Folk-rock band, Indian Ocean, pulled in the crowds with their finale act at Baajaa Gaajaa, a three-day music convention in Pune, on Sunday night.
The 800-plus turnout was heartening for festival organisers, Shubha Mudgal and Aneesh Pradhan, and a sincere collective of musicians and music lovers who spent the last three days discussing the future of India’s rich musical traditions such as folk, classical, tribal and indie.
While some artistes chose to make a case for their music through performances, others deliberated on ways to involve more people in the appreciation and propagation of non-mainstream (non-Bollywood) music.

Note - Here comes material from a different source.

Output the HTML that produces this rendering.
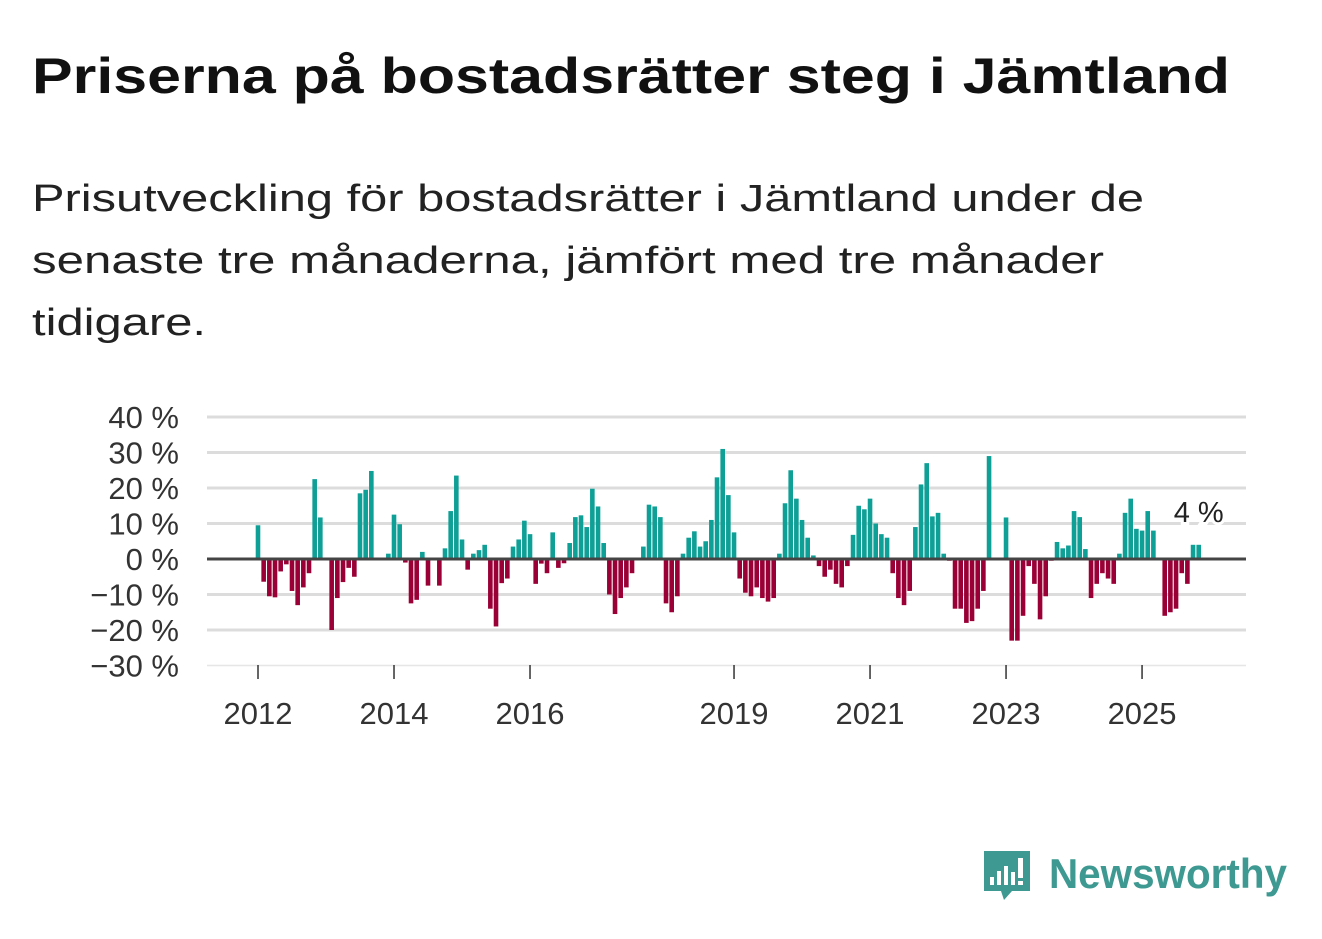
<!DOCTYPE html>
<html><head><meta charset="utf-8">
<style>
html,body{margin:0;padding:0;background:#fff;}
svg{display:block;font-family:"Liberation Sans",sans-serif;}
</style></head>
<body>
<svg id="chart" width="1322" height="939" viewBox="0 0 1322 939" xmlns="http://www.w3.org/2000/svg">
<text x="32" y="93" font-size="50" font-weight="bold" fill="#111" textLength="1198" lengthAdjust="spacingAndGlyphs">Priserna på bostadsrätter steg i Jämtland</text>
<g font-size="38" fill="#222">
<text x="32" y="211" textLength="1112" lengthAdjust="spacingAndGlyphs">Prisutveckling för bostadsrätter i Jämtland under de</text>
<text x="32" y="273" textLength="1072" lengthAdjust="spacingAndGlyphs">senaste tre månaderna, jämfört med tre månader</text>
<text x="32" y="335" textLength="174" lengthAdjust="spacingAndGlyphs">tidigare.</text>
</g>
<g id="grid"></g>
<g id="yticks"></g>
<g id="bars"></g>
<g id="xticks"></g>
<g id="annot"></g>
<g>
<path d="M984 851 h46 v40 h-18 l-8 9 l-3 -9 h-17 z" fill="#3d9991"/>
<rect x="990" y="877" width="4" height="8" fill="#fff"/>
<rect x="997" y="871" width="4" height="14" fill="#fff"/>
<rect x="1004" y="866" width="4" height="19" fill="#fff"/>
<rect x="1011" y="872" width="4" height="13" fill="#fff"/>
<rect x="1018" y="858" width="5" height="20" fill="#fff"/>
<rect x="1018" y="881" width="5" height="4" fill="#fff"/>
<text x="1049" y="888" font-size="42" font-weight="bold" fill="#3d9991" textLength="238" lengthAdjust="spacingAndGlyphs">Newsworthy</text>
</g>
</svg>
<script>
const values = [9.5,-6.4,-10.5,-10.8,-3.5,-1.5,-9,-13,-8,-4,22.5,11.7,
0,-20,-11,-6.5,-2.5,-5,18.5,19.5,24.8,0,0.3,1.5,
12.5,9.8,-1,-12.5,-11.5,2,-7.5,0.3,-7.5,3,13.5,23.5,
5.5,-3,1.5,2.5,4,-14,-19,-6.8,-5.5,3.5,5.5,10.8,
7,-7,-1.3,-4,7.5,-2.5,-1.2,4.5,11.8,12.3,9,19.8,
14.8,4.5,-10,-15.5,-11,-8,-4,0,3.5,15.3,14.8,11.8,
-12.5,-15,-10.5,1.5,6,7.8,3.5,5,11,23,31,18,
7.5,-5.5,-9.5,-10.5,-8,-11,-12,-11,1.5,15.7,25,17,
11,6,1,-2,-5,-3,-7,-8,-2,6.8,15,14,
17,10,7,6,-4,-11,-13,-9,9,21,27,12,
13,1.5,-0.5,-14,-14,-18,-17.5,-14,-9,29,0,0,
11.7,-23,-23,-16,-2,-7,-17,-10.5,-0.5,4.8,3,3.8,
13.5,11.8,2.8,-11,-7,-4,-5.5,-7,1.5,13,17,8.5,
8,13.5,8,0,-16,-15,-14,-4,-7,4,4];
const startYear = 2012;
const yTicks = [40,30,20,10,0,-10,-20,-30];
const xTickYears = [2012,2014,2016,2019,2021,2023,2025];
const lastLabel = "4 %";

const NS="http://www.w3.org/2000/svg";
function y(v){return 559 - v*3.55;}
function x(i){return 258 + i*5.667;}
function xYear(yr){return x((yr-startYear)*12);}
function el(tag,attrs,parent){const e=document.createElementNS(NS,tag);for(const k in attrs)e.setAttribute(k,attrs[k]);parent.appendChild(e);return e;}
const grid=document.getElementById('grid'),yt=document.getElementById('yticks'),bars=document.getElementById('bars'),xt=document.getElementById('xticks'),an=document.getElementById('annot');
yTicks.forEach(t=>{
  if(t!==0){const l=el('line',{x1:207,x2:1246,y1:y(t),y2:y(t),stroke:t===-30?'#e6e6e6':'#dcdcdc','stroke-width':t===-30?1.5:3},grid);
  
  }
  const tx=el('text',{x:179,y:y(t)+11,'font-size':31,fill:'#333','text-anchor':'end'},yt);
  
  
  tx.textContent=(t<0?'\u2212'+(-t):t)+' %';
});
values.forEach((v,i)=>{
  if(v===0)return;
  const r=el('rect',{x:x(i)-2.3,width:4.6,y:Math.min(y(v),559),height:Math.abs(y(v)-559),fill:v>0?'#0e9f96':'#9a0036'},bars);
  
  
});
const zl=el('line',{x1:207,x2:1246,y1:559,y2:559,stroke:'#444','stroke-width':3},bars);


xTickYears.forEach(yr=>{
  const tk=el('line',{x1:xYear(yr),x2:xYear(yr),y1:665,y2:679,stroke:'#333','stroke-width':1.5},xt);
  
  
  const tx=el('text',{x:xYear(yr),y:724,'font-size':31,fill:'#333','text-anchor':'middle'},xt);
  
  
  tx.textContent=yr;
});
const li=values.length-1;
const lt=el('text',{x:x(li),y:y(values[li])-35+12,'font-size':29,fill:'#222','text-anchor':'middle',stroke:'#fff','stroke-width':6,'paint-order':'stroke'},an);


lt.textContent=lastLabel;
</script>
</body></html>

A panel comprising music educationists, each representing a different country, started on a shared belief that music education was the foundational step if one had to successfully integrate India’s diverse musical traditions into public consciousness.
Inclusion and yet maintaining diversity was the panel’s main concern.
Ethnomusicologist Ashok Ranade said: “Interpretation should be the key, not jargon. Students need to be exposed to a lot more music than their own gharanas if they are to understand their music traditions better.”
Festival organiser Shubha Mudgal recommended the setting up of a vast, online audio-visual library to facilitate music discovery and for “independent musicians from India and other parts of the world to share resources.”
Denise Nutall, an ethnomusicologist from Ithaca College, US, said that along with a worldwide library of this nature, music authorities needed to initiate discussions with multiple groups, schools and institutes.
In the Indian context, panelists agreed that Indian music institutions needed a more interdisciplinary approach. “Primary education can be quite restrictive and forced in structure,” said flautist Hiros Nakagawa.